DATASET SECTION:

==============================

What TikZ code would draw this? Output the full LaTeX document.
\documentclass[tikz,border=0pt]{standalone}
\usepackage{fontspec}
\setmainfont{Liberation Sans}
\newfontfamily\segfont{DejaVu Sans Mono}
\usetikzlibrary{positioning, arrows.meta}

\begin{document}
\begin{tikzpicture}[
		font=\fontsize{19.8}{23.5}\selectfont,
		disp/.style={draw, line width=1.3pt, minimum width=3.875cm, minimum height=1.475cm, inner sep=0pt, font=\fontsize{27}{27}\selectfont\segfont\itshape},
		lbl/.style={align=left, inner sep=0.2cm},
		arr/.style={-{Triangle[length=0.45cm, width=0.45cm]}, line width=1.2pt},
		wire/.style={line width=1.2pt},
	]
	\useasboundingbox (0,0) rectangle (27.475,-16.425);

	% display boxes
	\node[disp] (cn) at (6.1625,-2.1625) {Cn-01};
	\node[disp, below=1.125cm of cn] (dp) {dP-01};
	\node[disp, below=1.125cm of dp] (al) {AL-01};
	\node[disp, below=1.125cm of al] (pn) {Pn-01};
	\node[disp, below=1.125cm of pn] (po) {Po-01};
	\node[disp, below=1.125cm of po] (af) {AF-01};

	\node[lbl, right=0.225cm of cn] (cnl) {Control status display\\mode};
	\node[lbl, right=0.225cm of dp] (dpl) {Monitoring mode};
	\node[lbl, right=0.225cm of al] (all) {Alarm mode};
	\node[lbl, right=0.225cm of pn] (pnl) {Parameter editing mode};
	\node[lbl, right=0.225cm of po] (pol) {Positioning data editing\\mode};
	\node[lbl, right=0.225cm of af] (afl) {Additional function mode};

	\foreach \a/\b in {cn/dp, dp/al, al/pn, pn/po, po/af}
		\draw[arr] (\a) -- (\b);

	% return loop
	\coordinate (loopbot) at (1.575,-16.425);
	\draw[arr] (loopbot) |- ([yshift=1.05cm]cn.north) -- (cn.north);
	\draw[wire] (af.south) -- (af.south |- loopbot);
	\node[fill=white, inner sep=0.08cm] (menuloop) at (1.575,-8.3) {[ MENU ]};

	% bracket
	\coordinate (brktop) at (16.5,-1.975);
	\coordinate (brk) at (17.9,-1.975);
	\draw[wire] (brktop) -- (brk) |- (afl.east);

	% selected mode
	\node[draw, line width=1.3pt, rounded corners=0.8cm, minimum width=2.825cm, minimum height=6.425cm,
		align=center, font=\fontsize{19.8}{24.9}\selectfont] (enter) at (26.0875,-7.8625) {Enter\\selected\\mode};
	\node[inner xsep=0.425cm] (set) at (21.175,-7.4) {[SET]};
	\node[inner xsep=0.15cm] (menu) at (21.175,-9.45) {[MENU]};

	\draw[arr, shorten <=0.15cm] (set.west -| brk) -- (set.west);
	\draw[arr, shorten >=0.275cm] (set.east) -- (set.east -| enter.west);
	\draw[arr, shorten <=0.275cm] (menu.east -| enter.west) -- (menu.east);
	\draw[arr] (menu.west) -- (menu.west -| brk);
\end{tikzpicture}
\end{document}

==============================

YOUR GOAL: Return the lines above precisely as they appear, beginning at the first line and ending at the line with "below=1.125cm of po]", and nothing after it.

EXERCISE RESPONSE:
What TikZ code would draw this? Output the full LaTeX document.
\documentclass[tikz,border=0pt]{standalone}
\usepackage{fontspec}
\setmainfont{Liberation Sans}
\newfontfamily\segfont{DejaVu Sans Mono}
\usetikzlibrary{positioning, arrows.meta}

\begin{document}
\begin{tikzpicture}[
		font=\fontsize{19.8}{23.5}\selectfont,
		disp/.style={draw, line width=1.3pt, minimum width=3.875cm, minimum height=1.475cm, inner sep=0pt, font=\fontsize{27}{27}\selectfont\segfont\itshape},
		lbl/.style={align=left, inner sep=0.2cm},
		arr/.style={-{Triangle[length=0.45cm, width=0.45cm]}, line width=1.2pt},
		wire/.style={line width=1.2pt},
	]
	\useasboundingbox (0,0) rectangle (27.475,-16.425);

	% display boxes
	\node[disp] (cn) at (6.1625,-2.1625) {Cn-01};
	\node[disp, below=1.125cm of cn] (dp) {dP-01};
	\node[disp, below=1.125cm of dp] (al) {AL-01};
	\node[disp, below=1.125cm of al] (pn) {Pn-01};
	\node[disp, below=1.125cm of pn] (po) {Po-01};
	\node[disp, below=1.125cm of po] (af) {AF-01};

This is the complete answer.